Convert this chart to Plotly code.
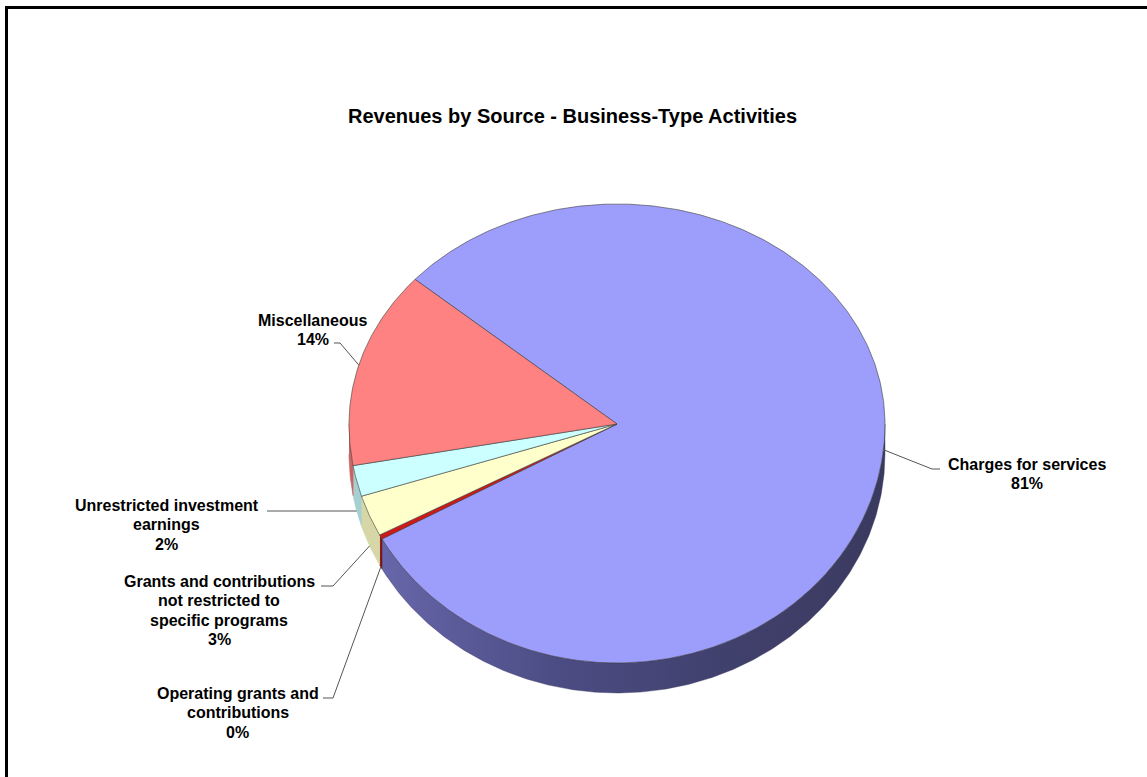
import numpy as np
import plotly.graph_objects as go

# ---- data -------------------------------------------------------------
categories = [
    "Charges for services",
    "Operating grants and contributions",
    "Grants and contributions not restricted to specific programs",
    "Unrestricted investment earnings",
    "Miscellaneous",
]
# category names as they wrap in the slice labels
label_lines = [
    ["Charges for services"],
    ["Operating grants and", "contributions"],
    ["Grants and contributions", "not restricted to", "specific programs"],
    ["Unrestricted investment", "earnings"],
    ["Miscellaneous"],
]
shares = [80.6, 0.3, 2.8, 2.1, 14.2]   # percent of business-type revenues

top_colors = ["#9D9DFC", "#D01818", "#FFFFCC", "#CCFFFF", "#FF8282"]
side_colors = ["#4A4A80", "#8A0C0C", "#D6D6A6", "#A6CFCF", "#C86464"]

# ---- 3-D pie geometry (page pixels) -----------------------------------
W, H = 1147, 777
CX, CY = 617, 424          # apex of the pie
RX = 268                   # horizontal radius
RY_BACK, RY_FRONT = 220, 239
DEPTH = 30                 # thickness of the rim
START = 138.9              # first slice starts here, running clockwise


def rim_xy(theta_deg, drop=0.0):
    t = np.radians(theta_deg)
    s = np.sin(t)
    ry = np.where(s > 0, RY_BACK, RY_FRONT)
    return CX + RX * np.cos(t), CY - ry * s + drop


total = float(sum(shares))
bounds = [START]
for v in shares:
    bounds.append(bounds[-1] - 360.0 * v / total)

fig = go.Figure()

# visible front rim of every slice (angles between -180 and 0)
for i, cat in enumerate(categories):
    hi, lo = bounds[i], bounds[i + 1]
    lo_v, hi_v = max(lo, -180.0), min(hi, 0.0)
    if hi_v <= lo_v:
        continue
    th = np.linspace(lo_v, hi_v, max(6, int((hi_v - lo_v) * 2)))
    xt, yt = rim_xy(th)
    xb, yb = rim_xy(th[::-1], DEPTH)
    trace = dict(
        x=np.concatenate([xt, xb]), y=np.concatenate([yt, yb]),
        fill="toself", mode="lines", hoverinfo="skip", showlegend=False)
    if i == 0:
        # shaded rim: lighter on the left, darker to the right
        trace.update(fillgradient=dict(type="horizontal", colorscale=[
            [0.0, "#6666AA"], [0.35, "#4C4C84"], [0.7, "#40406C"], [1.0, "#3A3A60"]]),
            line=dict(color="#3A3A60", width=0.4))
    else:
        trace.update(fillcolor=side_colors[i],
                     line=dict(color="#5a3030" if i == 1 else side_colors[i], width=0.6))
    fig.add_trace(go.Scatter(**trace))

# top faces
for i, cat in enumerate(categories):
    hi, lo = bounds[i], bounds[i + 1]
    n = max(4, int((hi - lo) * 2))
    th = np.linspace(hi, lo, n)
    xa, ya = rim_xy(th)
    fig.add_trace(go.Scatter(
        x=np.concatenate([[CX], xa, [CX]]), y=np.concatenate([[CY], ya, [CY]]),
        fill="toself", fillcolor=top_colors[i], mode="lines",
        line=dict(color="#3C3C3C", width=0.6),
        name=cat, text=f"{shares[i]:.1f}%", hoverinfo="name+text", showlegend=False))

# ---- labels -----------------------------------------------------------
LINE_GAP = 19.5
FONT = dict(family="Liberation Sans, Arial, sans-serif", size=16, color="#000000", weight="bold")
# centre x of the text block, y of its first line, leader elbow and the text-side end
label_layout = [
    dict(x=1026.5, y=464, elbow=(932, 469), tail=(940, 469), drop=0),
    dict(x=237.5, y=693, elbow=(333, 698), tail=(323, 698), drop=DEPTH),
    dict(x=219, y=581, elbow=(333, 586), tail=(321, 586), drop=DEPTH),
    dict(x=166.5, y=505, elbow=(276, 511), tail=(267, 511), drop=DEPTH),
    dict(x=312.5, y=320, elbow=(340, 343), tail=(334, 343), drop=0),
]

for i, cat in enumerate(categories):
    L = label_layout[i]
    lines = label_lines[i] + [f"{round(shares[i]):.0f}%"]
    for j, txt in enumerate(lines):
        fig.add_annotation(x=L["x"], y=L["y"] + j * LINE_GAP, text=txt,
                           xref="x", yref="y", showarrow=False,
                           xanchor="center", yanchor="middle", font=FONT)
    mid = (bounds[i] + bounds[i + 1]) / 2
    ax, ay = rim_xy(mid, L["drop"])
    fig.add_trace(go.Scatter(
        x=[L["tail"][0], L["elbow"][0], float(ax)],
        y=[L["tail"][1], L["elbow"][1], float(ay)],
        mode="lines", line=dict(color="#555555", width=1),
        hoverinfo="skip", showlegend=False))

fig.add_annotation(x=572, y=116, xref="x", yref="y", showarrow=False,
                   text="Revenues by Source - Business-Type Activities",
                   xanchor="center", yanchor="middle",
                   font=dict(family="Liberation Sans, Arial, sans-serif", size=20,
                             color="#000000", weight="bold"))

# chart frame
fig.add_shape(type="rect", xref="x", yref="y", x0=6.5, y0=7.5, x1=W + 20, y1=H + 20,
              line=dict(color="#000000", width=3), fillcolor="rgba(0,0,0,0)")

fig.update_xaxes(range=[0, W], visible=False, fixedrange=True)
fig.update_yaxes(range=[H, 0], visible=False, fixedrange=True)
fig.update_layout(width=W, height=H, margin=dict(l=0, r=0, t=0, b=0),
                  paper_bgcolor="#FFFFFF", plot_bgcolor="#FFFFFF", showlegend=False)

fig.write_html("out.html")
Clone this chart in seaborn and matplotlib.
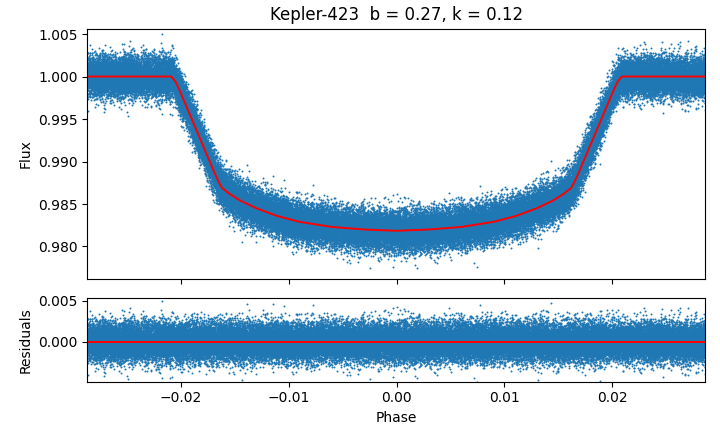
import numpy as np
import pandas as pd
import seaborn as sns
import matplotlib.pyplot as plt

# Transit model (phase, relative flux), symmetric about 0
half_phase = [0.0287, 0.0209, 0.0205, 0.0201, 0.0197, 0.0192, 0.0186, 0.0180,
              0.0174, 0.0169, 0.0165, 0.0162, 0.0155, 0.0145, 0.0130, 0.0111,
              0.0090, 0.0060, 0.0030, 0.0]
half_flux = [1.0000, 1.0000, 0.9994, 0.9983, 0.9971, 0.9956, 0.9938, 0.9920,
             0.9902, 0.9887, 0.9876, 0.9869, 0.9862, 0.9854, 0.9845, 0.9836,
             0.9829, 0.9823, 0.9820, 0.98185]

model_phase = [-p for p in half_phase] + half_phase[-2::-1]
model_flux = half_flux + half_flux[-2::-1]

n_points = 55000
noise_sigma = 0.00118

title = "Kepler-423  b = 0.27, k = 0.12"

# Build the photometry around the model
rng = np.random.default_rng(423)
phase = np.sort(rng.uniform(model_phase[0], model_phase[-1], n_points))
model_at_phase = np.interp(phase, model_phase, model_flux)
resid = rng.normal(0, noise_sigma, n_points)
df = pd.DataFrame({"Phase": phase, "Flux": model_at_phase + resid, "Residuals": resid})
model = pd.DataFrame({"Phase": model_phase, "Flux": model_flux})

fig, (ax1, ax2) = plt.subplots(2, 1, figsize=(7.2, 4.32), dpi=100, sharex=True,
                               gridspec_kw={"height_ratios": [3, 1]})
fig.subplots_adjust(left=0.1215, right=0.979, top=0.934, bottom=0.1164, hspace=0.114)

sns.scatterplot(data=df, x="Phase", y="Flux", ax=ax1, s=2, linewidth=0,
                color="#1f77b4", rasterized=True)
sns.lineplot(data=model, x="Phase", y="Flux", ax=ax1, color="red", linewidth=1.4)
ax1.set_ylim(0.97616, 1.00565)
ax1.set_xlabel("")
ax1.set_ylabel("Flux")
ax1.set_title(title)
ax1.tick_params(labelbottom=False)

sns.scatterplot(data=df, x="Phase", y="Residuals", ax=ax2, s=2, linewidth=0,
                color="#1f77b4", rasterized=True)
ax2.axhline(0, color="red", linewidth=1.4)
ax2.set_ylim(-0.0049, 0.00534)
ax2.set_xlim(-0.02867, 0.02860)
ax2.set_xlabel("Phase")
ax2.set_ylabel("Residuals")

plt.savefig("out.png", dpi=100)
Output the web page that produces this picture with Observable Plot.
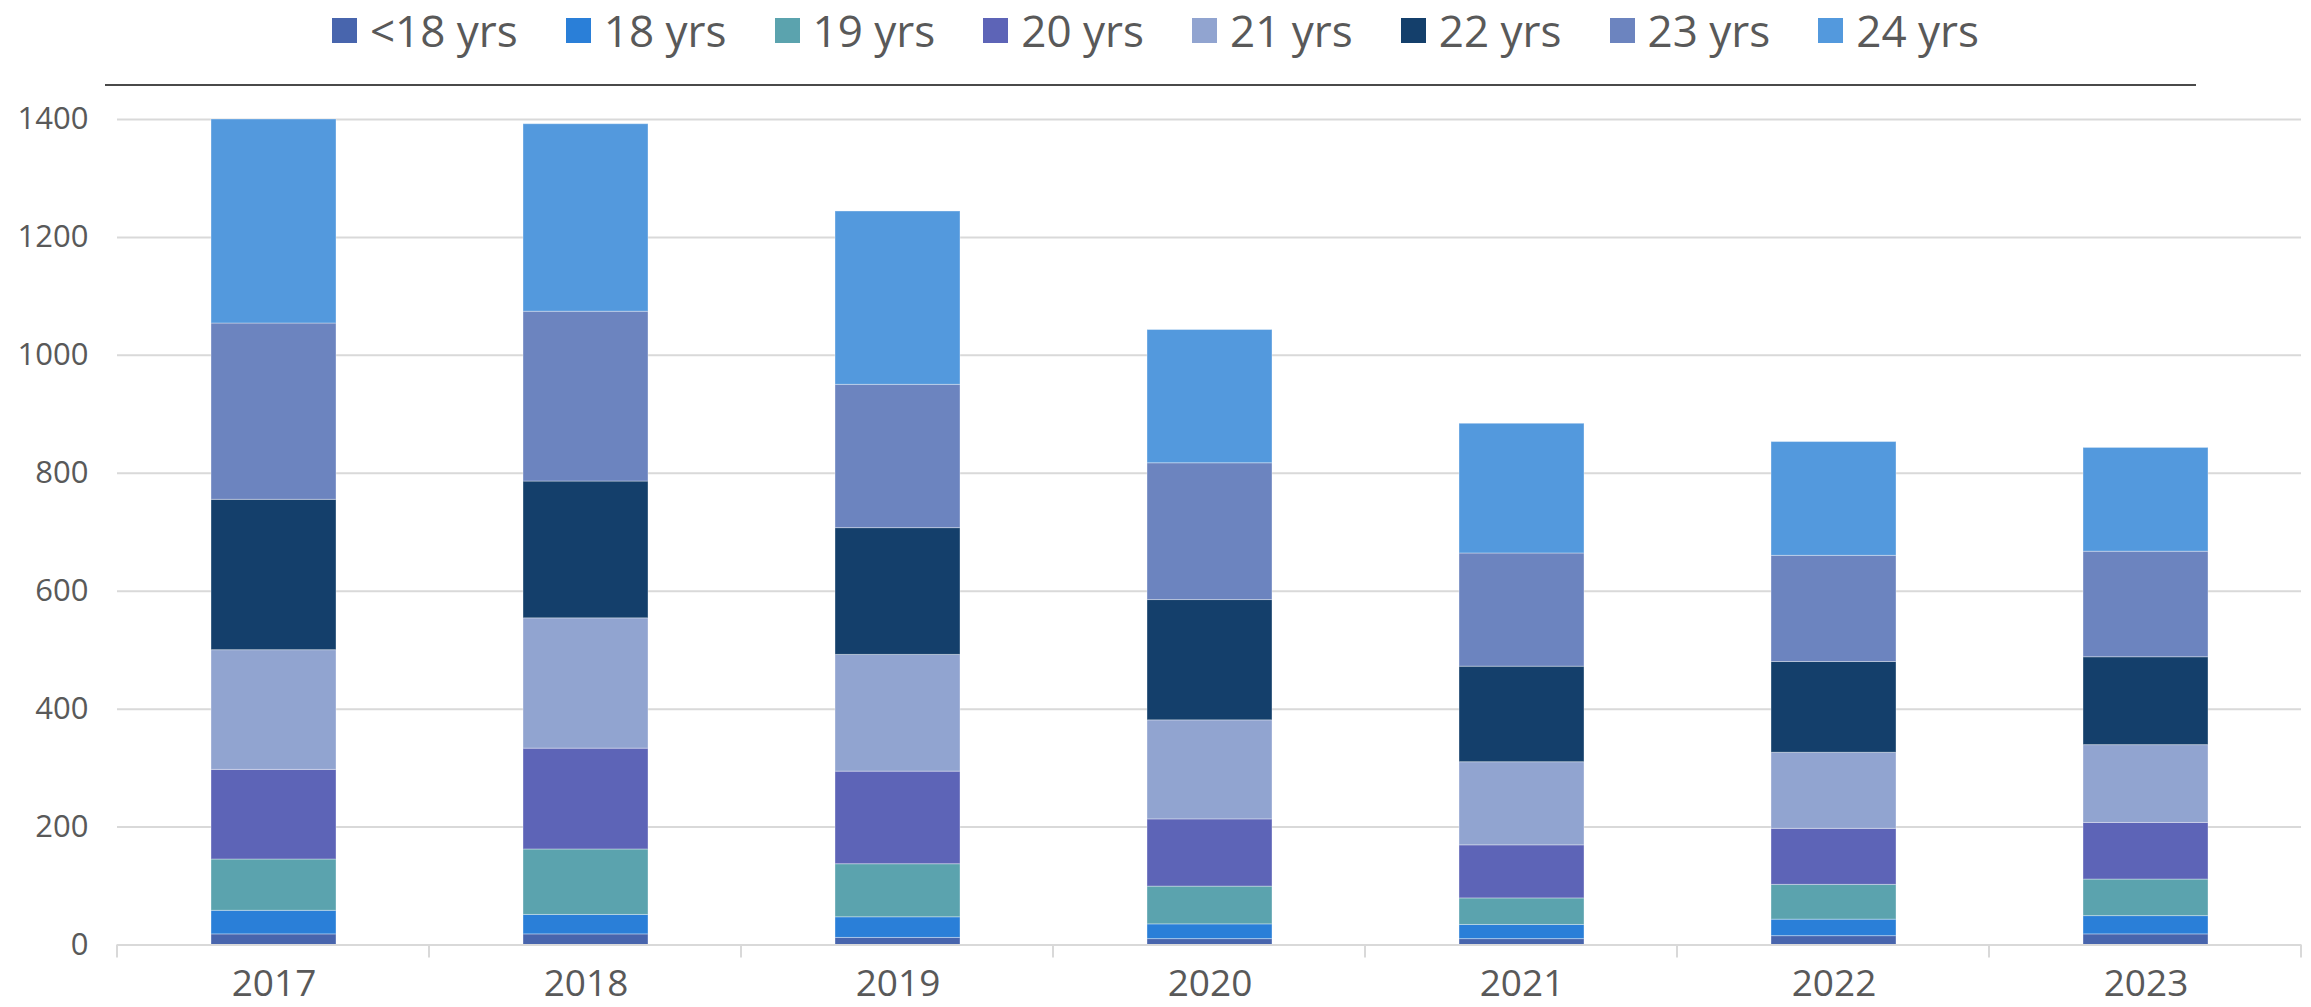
=======
● TASK INSTRUCTIONS
Scan the material above for the string "seaborn" and report each line where you find it.

● EXERCISE RESULT
Clone this chart in seaborn and matplotlib.
import seaborn as sns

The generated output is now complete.